In June 1920, at Bellelle’s instigation, a meeting was called in Montreal to consider the unification of branches of the League, which by then existed in most major cities across Canada. She was elected first dominion president of the national federation, the Catholic Women’s League of Canada. The following year at the first national convention, held in Toronto, she expressed her belief in the future of the organization. “We may be said to be laying the cornerstone of an edifice that will arise fair and beautiful, strong and proud before the eyes of the world.”

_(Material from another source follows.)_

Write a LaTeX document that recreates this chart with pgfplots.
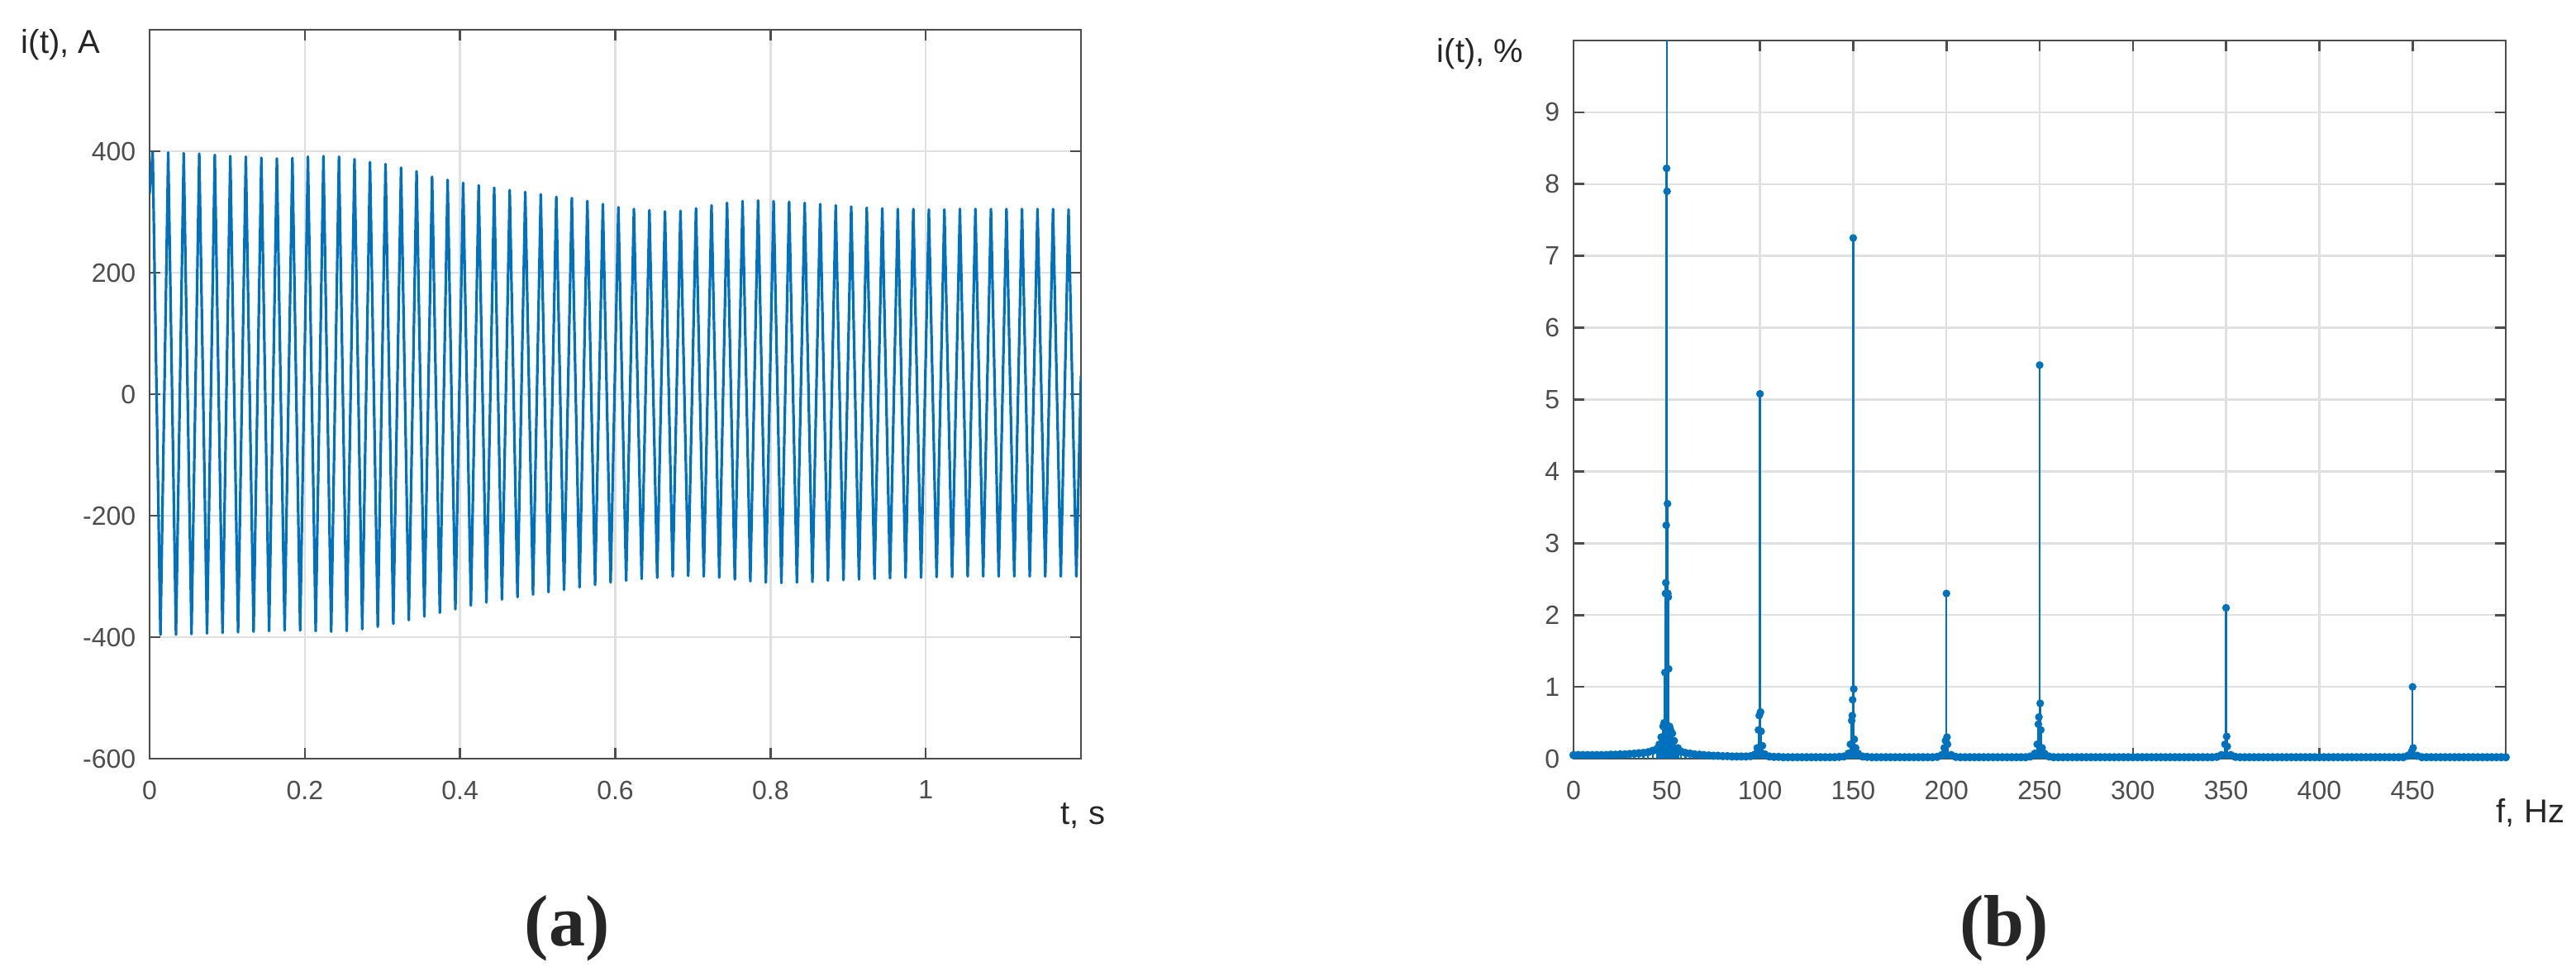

During her tenure as national president Bellelle saw the League become an important force for the integration of Catholic immigrants into the community, as well as an advocate for legislation affecting women, such as minimum wage acts and the Mothers’ Allowance Act of Ontario. She promoted what she termed “Catholic feminism,” which, according to her, called for a woman “to direct thought, to guard morals, and to carry her influence into the scale of justice whenever righteousness demands.” Sometime after 1921 she changed the league’s motto from Laborare est orare (“To labour is to pray”) to the more inclusive and patriotic “For God and Canada.” She also wrote English lyrics to “O Canada,” composed in 1880 by Calixa Lavallée with French lyrics by Adolphe-Basile Routhier. As she later explained, “It was my earnest desire that we should all hear the same words, the same sentiments as well as the same beautiful melody as our French Canadian fellow citizens.” Adopted by all league subdivisions and sung at the close of meetings, these lyrics were accepted by the Catholic committee of the Council of Public Instruction of the Province of Quebec in 1924, but they would not replace the more widely used version published by Robert Stanley Weir in 1908.

Bellelle’s role in the League was recognized in 1922 at a meeting of the International Union of Catholic Women’s Leagues in Rome, when she became the first woman in Canada to receive La Croce Pro Ecclesia et Pontifice from the papacy. She was also favoured with a letter praising her good works and with an apostolic benediction from the Vatican. By 1923 the national membership of the League had grown to 50,000. At the annual convention held in Halifax, Bellelle was made honorary president for life and Frances Lovering Mahony was elected president.

Bellelle Guerin died in 1929 at age 79. That same year the Montreal branch of the Legaue established an annual scholarship in her memory at Marianopolis College, a private college for women. She exemplified those women in Canadian society who acted on behalf of a vision based on faith, Catholic feminism, philanthropy, and patriotism.